DataBiosphere / toil

A scalable, efficient, cross-platform (Linux/macOS) and easy-to-use workflow engine in pure Python.
http://toil.ucsc-cgl.org/.
Apache License 2.0
896 stars 241 forks source link

toil-cwl-runner with workDir still using default temporary directory #1897

Closed wdesouza closed 5 months ago

wdesouza commented 7 years ago

I am testing toil-cwl-runner with --workDir parameter to avoid temporary files in /tmp directory but it is not working. Toil still writes temporary files at /tmp directory. Is it possible to instruct Toil to write all temporary and cached files in user specified directory?

Command line:

mkdir /home/welliton/tmp
toil-cwl-runner --outdir /home/welliton/results --logFile logs.txt --workDir /home/welliton/tmp workflow.cwl inputs.yml

Toil version: 3.11.0

┆Issue is synchronized with this Jira Story ┆Issue Number: TOIL-206

joelarmstrong commented 7 years ago

Grepping around the toil source code it does look like there are still a few files in /tmp created by toil itself. But there shouldn't be many of them, and they should be pretty small.

How big are these files? They might be created by your CWL workflow rather than Toil itself.

You could try setting the environment variable TMPDIR=/home/welliton/tmp before running: that should force everything to go to the directory you want.

wdesouza commented 7 years ago

I am processing multiple FASTQ files (total size 54 GB) using Docker containers. CWL file: https://github.com/labbcb/tool-rqc/blob/master/Rqc.cwl

First Toil created the directory /tmp/tmpwzXyvO/ with 56 GB. Then, Toil created the directory /home/welliton/tmp/toil-f0b247e8-b6b8-4fda-995e-09ff3f10988f-a8c12647ed20e97601dcb817551088b8 with 54 GB. I guess Toil is copping input files twice before executing workflow step. After completed, Toil deleted both temporary directories.

I tested with environment variable but Toil still creates temporary directory in /tmp.

mr-c commented 7 years ago

@Welliton309 If Toil is using hardlinks then it might not be making whole new copies

wdesouza commented 7 years ago

@mr-c I have used the commands du -hcs <dir> and df -h. I noticed this behavior because Toil failed with error message "no free disk space". I had to clean up /tmp and run workflow again. I my case the /home directory is in different partition and there is more free disk space than /tmp.

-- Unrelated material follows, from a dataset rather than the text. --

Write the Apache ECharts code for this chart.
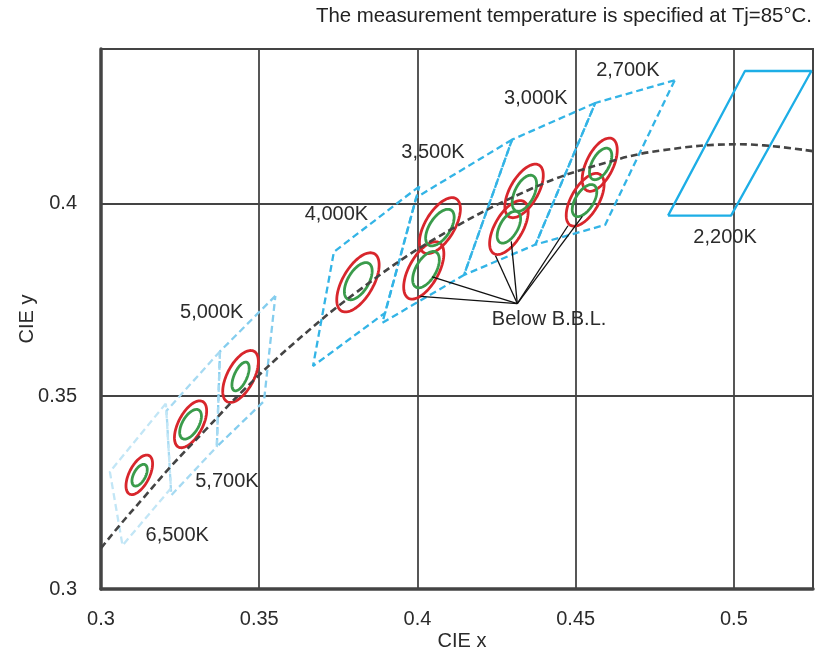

mr-c commented 7 years ago

@Welliton309 Okay -- I suspected you had checked but I wanted to be sure.

brucehoff commented 6 years ago

We encountered this problem as well. To repro, use this .cwl 'tool' that prints the current directory:

#!/usr/bin/env cwl-runner
#
#  This sample workflow simply prints the current directory
#
cwlVersion: v1.0
class: CommandLineTool
baseCommand: pwd
inputs: []

stdout: stdout.txt

outputs:
  - id: stdout
    type: File
    outputBinding:
      glob: stdout.txt

Run

toil-cwl-runner pwd.cwl

Result is a file stdout.txt containing the path to the default temp dir. We should be able to override it with:

toil-cwl-runner --workDir /some/other/path pwd.cwl

however the path in stdout.txt is the same.

On one platform it works to define env variables TMP, TEMP, TMPDIR to the desired path, but this workaround doesn't work universally.

unito-bot commented 5 months ago

➤ Adam Novak commented:

We don’t think that this is still likely to be a problem, but we’ll check since we’re revising workdir selection for another issue.

stxue1 commented 5 months ago

We encountered this problem as well. To repro, use this .cwl 'tool' that prints the current directory:

#!/usr/bin/env cwl-runner
#
#  This sample workflow simply prints the current directory
#
cwlVersion: v1.0
class: CommandLineTool
baseCommand: pwd
inputs: []

stdout: stdout.txt

outputs:
  - id: stdout
    type: File
    outputBinding:
      glob: stdout.txt

Run

toil-cwl-runner pwd.cwl

Result is a file stdout.txt containing the path to the default temp dir. We should be able to override it with:

toil-cwl-runner --workDir /some/other/path pwd.cwl

however the path in stdout.txt is the same.

On one platform it works to define env variables TMP, TEMP, TMPDIR to the desired path, but this workaround doesn't work universally.

Seems like this is no longer an issue: Running toil-cwl-runner --workDir test_subdir pwd.cwl: My stdout.txt outputs:

/home/heaucques/Documents/toil-examples/test_subdir/toilwf-a4200ceea6145dc0abb756e6f4516be9/c578/job/tmpxd5xlrrv/tmp-outc3gxkh0a
unito-bot commented 5 months ago

➤ Adam Novak commented:

stxue says this is no longer a problem.